The next step beyond a customs union is a common market. In a common market, cross-border flows of labor, capital, unfinished goods, raw materials, etc. are allowed with little or no barriers. The most well known common market was the European Economic Community. Care must be taken when predicting the effects of the formation of a trade union. For instance, the EEC (now the EU) continued to trade intensively outside its bloc long after the EEC was formed, although generally speaking, there is probably more trade within the bloc than there would have been otherwise.

4.  Trade Creation, Diversion, or Deflection?

a.  Trade Creation Versus Trade Diversion

Creating a regional trade area of one type or another will usually result in both trade creation (additional trade) and trade diversion (a shift in international trade patterns due to the new preferences). Trade diversion would occur to the extent that a country’s imports or exports are not increased as a result of the trade agreement, but are instead shifted from trade with non-member countries to member countries.

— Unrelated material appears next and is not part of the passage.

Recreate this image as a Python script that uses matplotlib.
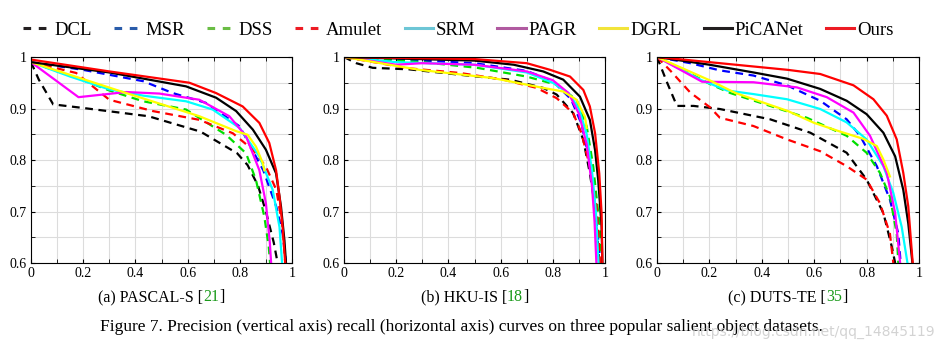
import matplotlib.pyplot as plt
from matplotlib.lines import Line2D
import numpy as np

plt.rcParams['font.family'] = ['Liberation Serif', 'DejaVu Serif']

# methods / styles
methods = ["DCL", "MSR", "DSS", "Amulet", "SRM", "PAGR", "DGRL", "PiCANet", "Ours"]
line_colors = ['black', '#0000ff', '#00dd00', '#ff0000', '#00ffff', '#ff00ff', '#ffff00', 'black', '#ff0000']
legend_colors = ['#231f20', '#2a5caa', '#6abd45', '#ed1c24', '#6dc6d6', '#b05aa0', '#f2e43a', '#231f20', '#ed1c24']
dashed = [True, True, True, True, False, False, False, False, False]

# ---------------- (a) PASCAL-S ----------------
pascal_dcl_x = [0, 0.03, 0.085, 0.2, 0.45, 0.65, 0.79, 0.83, 0.87, 0.90, 0.93, 0.945]
pascal_dcl_y = [0.99, 0.956, 0.908, 0.901, 0.885, 0.855, 0.813, 0.79, 0.75, 0.70, 0.64, 0.6]
pascal_msr_x = [0, 0.2, 0.43, 0.543, 0.67, 0.8, 0.89, 0.94, 0.964, 0.977]
pascal_msr_y = [0.99, 0.975, 0.953, 0.930, 0.911, 0.865, 0.78, 0.709, 0.657, 0.6]
pascal_dss_x = [0, 0.2, 0.3, 0.43, 0.594, 0.747, 0.824, 0.862, 0.894, 0.911, 0.916]
pascal_dss_y = [0.99, 0.955, 0.935, 0.914, 0.898, 0.849, 0.813, 0.761, 0.69, 0.631, 0.6]
pascal_amulet_x = [0, 0.173, 0.30, 0.467, 0.645, 0.773, 0.85, 0.90, 0.94, 0.964, 0.974]
pascal_amulet_y = [0.99, 0.969, 0.917, 0.895, 0.878, 0.852, 0.82, 0.787, 0.742, 0.67, 0.6]
pascal_srm_x = [0, 0.15, 0.30, 0.43, 0.594, 0.696, 0.8, 0.875, 0.926, 0.952, 0.962]
pascal_srm_y = [0.99, 0.962, 0.937, 0.925, 0.914, 0.898, 0.862, 0.807, 0.742, 0.67, 0.6]
pascal_pagr_x = [0, 0.182, 0.365, 0.492, 0.645, 0.76, 0.824, 0.875, 0.90, 0.915, 0.92]
pascal_pagr_y = [0.99, 0.922, 0.932, 0.929, 0.917, 0.885, 0.846, 0.78, 0.716, 0.64, 0.6]
pascal_dgrl_x = [0, 0.34, 0.645, 0.786, 0.83, 0.862, 0.888, 0.894]
pascal_dgrl_y = [0.99, 0.934, 0.885, 0.856, 0.849, 0.826, 0.794, 0.78]
pascal_picanet_x = [0, 0.3, 0.594, 0.709, 0.786, 0.85, 0.90, 0.939, 0.958, 0.971, 0.977]
pascal_picanet_y = [0.99, 0.97, 0.943, 0.921, 0.895, 0.859, 0.82, 0.774, 0.709, 0.644, 0.6]
pascal_ours_x = [0, 0.3, 0.607, 0.709, 0.811, 0.875, 0.913, 0.939, 0.952, 0.964, 0.974]
pascal_ours_y = [0.995, 0.972, 0.95, 0.93, 0.904, 0.872, 0.833, 0.78, 0.729, 0.67, 0.6]

# ---------------- (b) HKU-IS ----------------
hku_dcl_x = [0, 0.047, 0.11, 0.25, 0.38, 0.51, 0.636, 0.763, 0.815, 0.878, 0.917, 0.942, 0.962, 0.978]
hku_dcl_y = [1.0, 0.988, 0.979, 0.976, 0.969, 0.962, 0.956, 0.94, 0.927, 0.891, 0.839, 0.774, 0.709, 0.6]
hku_msr_x = [0, 0.3, 0.5, 0.7, 0.8, 0.87, 0.91, 0.94, 0.96, 0.975, 0.983]
hku_msr_y = [1.0, 0.993, 0.988, 0.973, 0.953, 0.918, 0.87, 0.80, 0.72, 0.64, 0.6]
hku_dss_x = [0, 0.3, 0.51, 0.7, 0.815, 0.891, 0.93, 0.955, 0.98, 0.987]
hku_dss_y = [1.0, 0.99, 0.979, 0.962, 0.946, 0.917, 0.865, 0.787, 0.67, 0.6]
hku_amulet_x = [0, 0.25, 0.444, 0.61, 0.738, 0.815, 0.878, 0.91, 0.942, 0.968, 0.981]
hku_amulet_y = [1.0, 0.978, 0.969, 0.956, 0.94, 0.92, 0.891, 0.852, 0.787, 0.709, 0.6]
hku_srm_x = [0, 0.2, 0.5, 0.7, 0.8, 0.86, 0.9, 0.93, 0.95, 0.965, 0.975]
hku_srm_y = [1.0, 0.99, 0.985, 0.97, 0.95, 0.93, 0.90, 0.85, 0.78, 0.70, 0.6]
hku_pagr_x = [0, 0.2, 0.3, 0.5, 0.7, 0.8, 0.86, 0.9, 0.93, 0.95, 0.96, 0.967]
hku_pagr_y = [1.0, 0.985, 0.988, 0.985, 0.972, 0.955, 0.93, 0.89, 0.83, 0.75, 0.68, 0.6]
hku_dgrl_x = [0, 0.29, 0.572, 0.763, 0.84, 0.891, 0.923, 0.93]
hku_dgrl_y = [1.0, 0.975, 0.959, 0.94, 0.933, 0.917, 0.884, 0.862]
hku_picanet_x = [0, 0.5, 0.65, 0.763, 0.84, 0.904, 0.942, 0.962, 0.974, 0.987, 0.99]
hku_picanet_y = [1.0, 0.993, 0.985, 0.972, 0.956, 0.923, 0.878, 0.819, 0.761, 0.67, 0.6]
hku_ours_x = [0, 0.5, 0.7, 0.79, 0.866, 0.917, 0.942, 0.962, 0.978, 0.987, 0.99]
hku_ours_y = [1.0, 0.996, 0.988, 0.975, 0.962, 0.936, 0.904, 0.852, 0.774, 0.696, 0.6]

# ---------------- (c) DUTS-TE ----------------
duts_dcl_x = [0, 0.038, 0.076, 0.14, 0.24, 0.432, 0.585, 0.724, 0.8, 0.864, 0.896, 0.909]
duts_dcl_y = [1.0, 0.951, 0.905, 0.905, 0.899, 0.879, 0.853, 0.814, 0.762, 0.697, 0.632, 0.6]
duts_msr_x = [0, 0.127, 0.24, 0.368, 0.496, 0.623, 0.724, 0.775, 0.839, 0.889, 0.921, 0.93]
duts_msr_y = [1.0, 0.988, 0.974, 0.964, 0.945, 0.915, 0.879, 0.847, 0.788, 0.723, 0.657, 0.6]
duts_dss_x = [0, 0.1, 0.2, 0.28, 0.432, 0.572, 0.724, 0.8, 0.851, 0.889, 0.915, 0.921]
duts_dss_y = [1.0, 0.975, 0.948, 0.93, 0.905, 0.882, 0.847, 0.814, 0.775, 0.729, 0.657, 0.6]
duts_amulet_x = [0, 0.05, 0.127, 0.203, 0.24, 0.368, 0.496, 0.623, 0.724, 0.8, 0.851, 0.889, 0.902]
duts_amulet_y = [1.0, 0.974, 0.931, 0.902, 0.882, 0.866, 0.84, 0.817, 0.788, 0.762, 0.716, 0.657, 0.6]
duts_srm_x = [0, 0.17, 0.267, 0.368, 0.496, 0.623, 0.724, 0.8, 0.864, 0.902, 0.934, 0.956]
duts_srm_y = [1.0, 0.955, 0.935, 0.928, 0.918, 0.899, 0.873, 0.84, 0.788, 0.736, 0.67, 0.6]
duts_pagr_x = [0, 0.172, 0.368, 0.534, 0.648, 0.75, 0.813, 0.877, 0.909, 0.928]
duts_pagr_y = [1.0, 0.952, 0.951, 0.941, 0.922, 0.892, 0.847, 0.775, 0.697, 0.6]
duts_dgrl_x = [0, 0.2, 0.3, 0.5, 0.6, 0.7, 0.788, 0.839, 0.864, 0.889]
duts_dgrl_y = [1.0, 0.955, 0.93, 0.895, 0.872, 0.855, 0.841, 0.827, 0.801, 0.768]
duts_picanet_x = [0, 0.2, 0.368, 0.496, 0.623, 0.724, 0.8, 0.864, 0.909, 0.94, 0.959, 0.975]
duts_picanet_y = [1.0, 0.985, 0.97, 0.958, 0.938, 0.915, 0.889, 0.853, 0.807, 0.742, 0.677, 0.6]
duts_ours_x = [0, 0.3, 0.5, 0.623, 0.75, 0.826, 0.877, 0.915, 0.94, 0.959, 0.976]
duts_ours_y = [1.0, 0.985, 0.975, 0.967, 0.945, 0.918, 0.886, 0.84, 0.775, 0.71, 0.6]

pascal = [(pascal_dcl_x, pascal_dcl_y), (pascal_msr_x, pascal_msr_y), (pascal_dss_x, pascal_dss_y),
          (pascal_amulet_x, pascal_amulet_y), (pascal_srm_x, pascal_srm_y), (pascal_pagr_x, pascal_pagr_y),
          (pascal_dgrl_x, pascal_dgrl_y), (pascal_picanet_x, pascal_picanet_y), (pascal_ours_x, pascal_ours_y)]
hku = [(hku_dcl_x, hku_dcl_y), (hku_msr_x, hku_msr_y), (hku_dss_x, hku_dss_y),
       (hku_amulet_x, hku_amulet_y), (hku_srm_x, hku_srm_y), (hku_pagr_x, hku_pagr_y),
       (hku_dgrl_x, hku_dgrl_y), (hku_picanet_x, hku_picanet_y), (hku_ours_x, hku_ours_y)]
duts = [(duts_dcl_x, duts_dcl_y), (duts_msr_x, duts_msr_y), (duts_dss_x, duts_dss_y),
        (duts_amulet_x, duts_amulet_y), (duts_srm_x, duts_srm_y), (duts_pagr_x, duts_pagr_y),
        (duts_dgrl_x, duts_dgrl_y), (duts_picanet_x, duts_picanet_y), (duts_ours_x, duts_ours_y)]

captions = [("(a) PASCAL-S [", "21", "]"), ("(b) HKU-IS [", "18", "]"), ("(c) DUTS-TE [", "35", "]")]

fig = plt.figure(figsize=(9.39, 3.53), dpi=100)
W, H = 939, 353
# axes boxes in pixels (left, right, top, bottom)
boxes = [(31, 292, 57, 263), (344, 605, 57, 263), (657, 919, 57, 263)]

def draw_pieces(x, y, pieces, size):
    # draw coloured pieces of text one after another, centred at x
    r = fig.canvas.get_renderer()
    txts = []
    for s, c in pieces:
        t = fig.text(0, y, s, fontsize=size, color=c, va='center', ha='left')
        txts.append(t)
    widths = [t.get_window_extent(r).width / W for t in txts]
    cur = x - sum(widths) / 2
    for t, w in zip(txts, widths):
        t.set_x(cur)
        cur += w

for k, (data, box) in enumerate(zip([pascal, hku, duts], boxes)):
    l, r_, t, b = box
    ax = fig.add_axes([l / W, 1 - b / H, (r_ - l) / W, (b - t) / H])
    for (xs, ys), c, d in zip(data, line_colors, dashed):
        ax.plot(xs, ys, color=c, lw=1.6, ls=(0, (3.5, 2.5)) if d else '-')
    ax.set_xlim(0, 1)
    ax.set_ylim(0.6, 1)
    ax.set_xticks(np.arange(0, 1.01, 0.2))
    ax.set_xticklabels(['0', '0.2', '0.4', '0.6', '0.8', '1'])
    ax.set_xticks(np.arange(0, 1.01, 0.1), minor=True)
    ax.set_yticks([0.6, 0.7, 0.8, 0.9, 1.0])
    ax.set_yticklabels(['0.6', '0.7', '0.8', '0.9', '1'])
    ax.set_yticks(np.arange(0.6, 1.001, 0.05), minor=True)
    ax.grid(True, which='both', color='#dcdcdc', lw=0.8)
    ax.set_axisbelow(True)
    ax.tick_params(which='both', direction='in', top=True, right=True, labelsize=10, length=3, pad=3)
    for sp in ax.spines.values():
        sp.set_linewidth(0.8)
    a, num, c = captions[k]
    draw_pieces((l + r_) / 2 / W, 1 - 297 / H, [(a, 'black'), (num, '#1a9a1a'), (c, 'black')], 11.5)

handles = [Line2D([], [], color=c, lw=2.2, ls=(0, (2.5, 2.5)) if d else '-')
           for c, d in zip(legend_colors, dashed)]
fig.legend(handles, methods, loc='center', bbox_to_anchor=(0.488, 1 - 30 / H), ncol=9, frameon=False,
           fontsize=13.5, handlelength=1.5, handletextpad=0.15, columnspacing=1.2, borderpad=0)

fig.text(461 / W, 1 - 327 / H,
         "Figure 7. Precision (vertical axis) recall (horizontal axis) curves on three popular salient object datasets.",
         fontsize=12.5, ha='center', va='center')
fig.text(935 / W, 1 - 332 / H, "https://blog.csdn.net/qq_14845119", fontsize=10, color='#c8c8c8',
         ha='right', va='center', family=['DejaVu Sans'], alpha=0.8)

fig.savefig('out.png', dpi=100)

Generally speaking, economists prefer the outcome to be trade creation, as increased trade tends to suggest firms are exploiting their greatest comparative advantages, thereby maximizing total global output. A free trade proponent would suggest that regional trade blocs are not generally good if the trade bloc does not reduce trade barriers with non-member countries, because otherwise trade diversion may be the main result. Global trade could actually decline if for instance, a group eliminates all trade barriers among member nations, but to offset lost tariff revenue, imposes higher tariffs among non-member nations. This is simply an extension of the mercantilism, beggar-thy-neighbor policies that prevailed in the Smoot-Hawley era and earlier. Taking a longer-term view however yields a more optimistic prognostication as a likely result of the recent proliferation of regional trade agreements. Namely, regional agreements are often a first step toward widespread multilateral reductions in trade barriers.